Goal.
Read the listing below and copy out every line that holds "this".

Provided material.
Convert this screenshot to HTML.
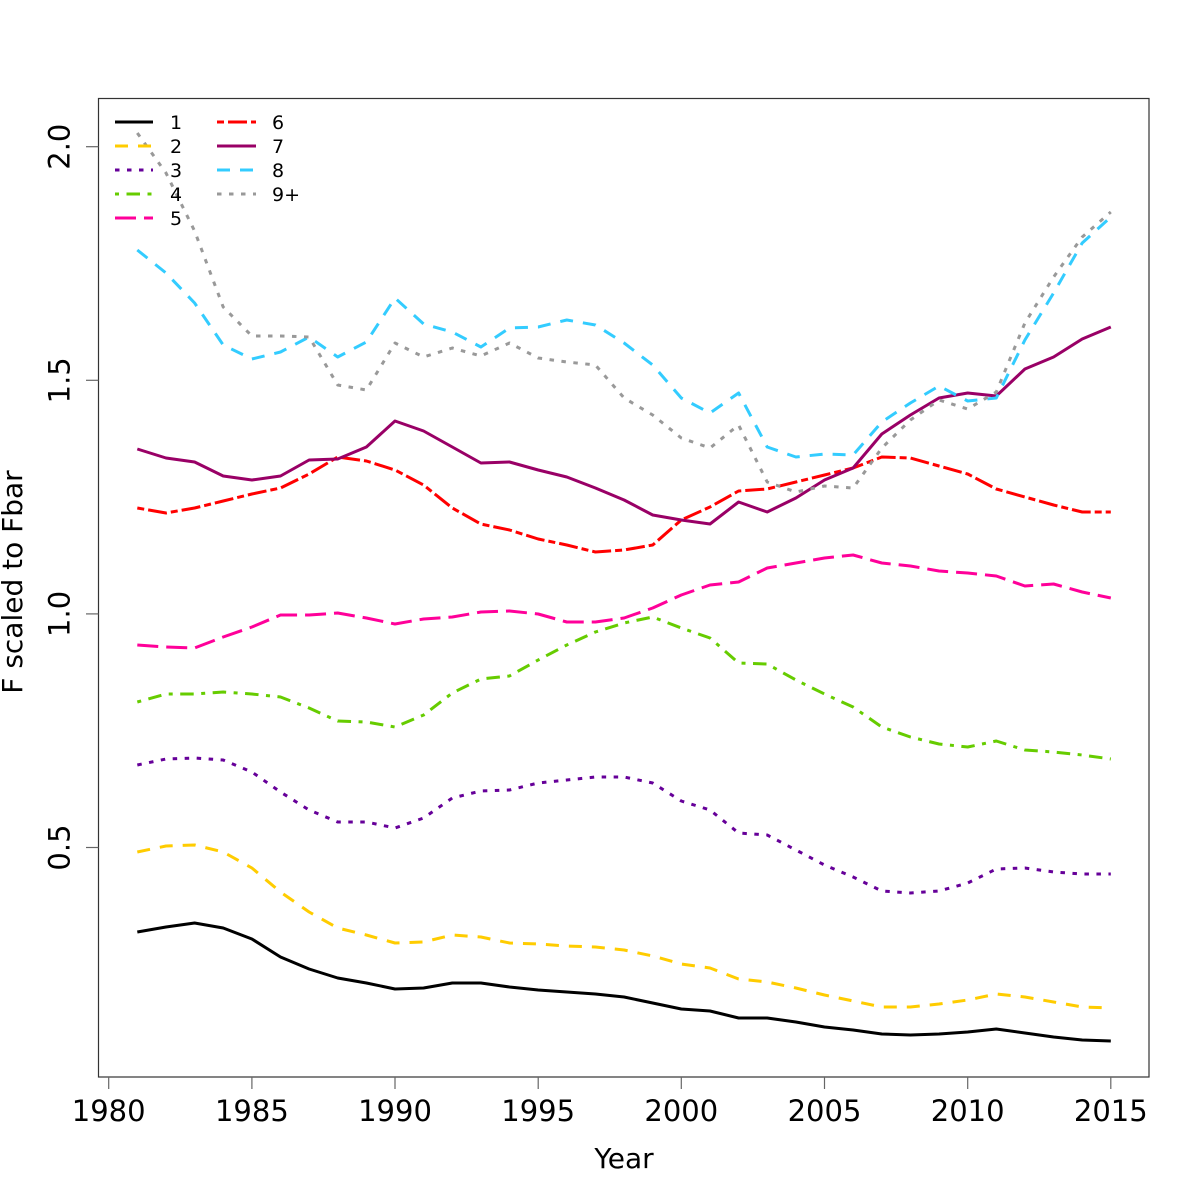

---

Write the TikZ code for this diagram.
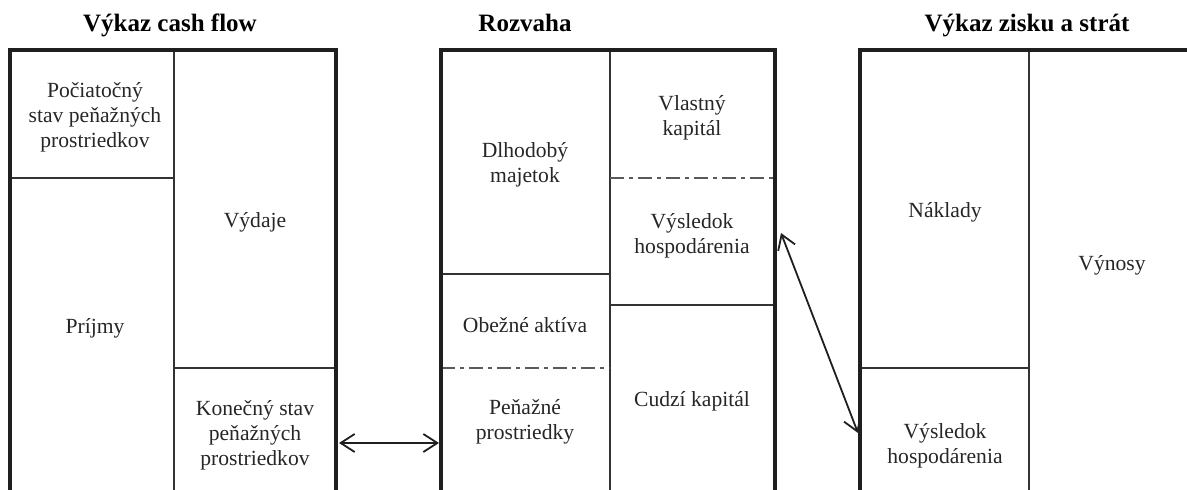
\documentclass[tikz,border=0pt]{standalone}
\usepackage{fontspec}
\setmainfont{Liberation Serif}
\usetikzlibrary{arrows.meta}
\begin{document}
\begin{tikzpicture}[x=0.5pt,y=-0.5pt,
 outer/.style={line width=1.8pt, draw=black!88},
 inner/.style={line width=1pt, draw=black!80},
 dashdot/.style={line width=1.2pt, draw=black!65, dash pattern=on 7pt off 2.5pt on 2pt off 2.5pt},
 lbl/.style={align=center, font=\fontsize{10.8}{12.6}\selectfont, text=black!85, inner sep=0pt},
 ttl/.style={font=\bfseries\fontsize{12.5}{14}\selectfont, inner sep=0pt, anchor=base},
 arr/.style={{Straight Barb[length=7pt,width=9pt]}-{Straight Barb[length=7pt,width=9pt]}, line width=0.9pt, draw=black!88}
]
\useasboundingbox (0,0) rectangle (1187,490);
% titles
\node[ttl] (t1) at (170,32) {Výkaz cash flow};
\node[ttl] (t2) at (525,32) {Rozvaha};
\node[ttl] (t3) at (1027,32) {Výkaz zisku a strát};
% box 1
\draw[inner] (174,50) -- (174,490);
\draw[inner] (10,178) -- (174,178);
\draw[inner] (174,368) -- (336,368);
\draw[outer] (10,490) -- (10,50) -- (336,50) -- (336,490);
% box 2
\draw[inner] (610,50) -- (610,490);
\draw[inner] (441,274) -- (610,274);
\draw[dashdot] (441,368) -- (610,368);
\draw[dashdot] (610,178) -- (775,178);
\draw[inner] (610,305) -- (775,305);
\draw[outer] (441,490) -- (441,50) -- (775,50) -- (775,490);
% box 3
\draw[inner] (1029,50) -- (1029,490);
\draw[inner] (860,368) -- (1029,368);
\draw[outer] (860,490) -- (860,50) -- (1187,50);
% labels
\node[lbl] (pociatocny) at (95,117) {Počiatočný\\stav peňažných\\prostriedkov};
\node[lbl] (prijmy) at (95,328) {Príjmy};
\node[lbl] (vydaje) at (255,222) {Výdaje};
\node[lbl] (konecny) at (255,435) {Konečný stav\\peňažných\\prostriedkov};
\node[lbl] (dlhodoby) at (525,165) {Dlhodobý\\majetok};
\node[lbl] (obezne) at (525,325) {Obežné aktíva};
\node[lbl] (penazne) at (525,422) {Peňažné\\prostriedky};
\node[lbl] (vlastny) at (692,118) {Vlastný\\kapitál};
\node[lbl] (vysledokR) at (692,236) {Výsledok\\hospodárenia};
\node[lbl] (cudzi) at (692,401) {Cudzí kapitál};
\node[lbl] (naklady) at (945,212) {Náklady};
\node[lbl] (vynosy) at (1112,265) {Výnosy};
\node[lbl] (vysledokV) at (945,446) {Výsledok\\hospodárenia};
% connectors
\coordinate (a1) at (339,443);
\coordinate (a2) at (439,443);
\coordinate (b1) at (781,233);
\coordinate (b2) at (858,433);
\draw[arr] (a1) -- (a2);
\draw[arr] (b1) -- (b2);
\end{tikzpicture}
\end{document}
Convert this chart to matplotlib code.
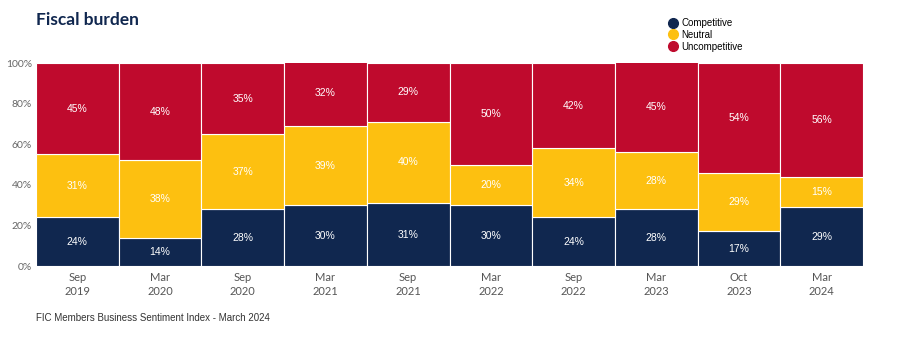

Problem solution.
Convert this screenshot to HTML.
Write the TikZ code for this diagram.
Convert this chart to matplotlib code.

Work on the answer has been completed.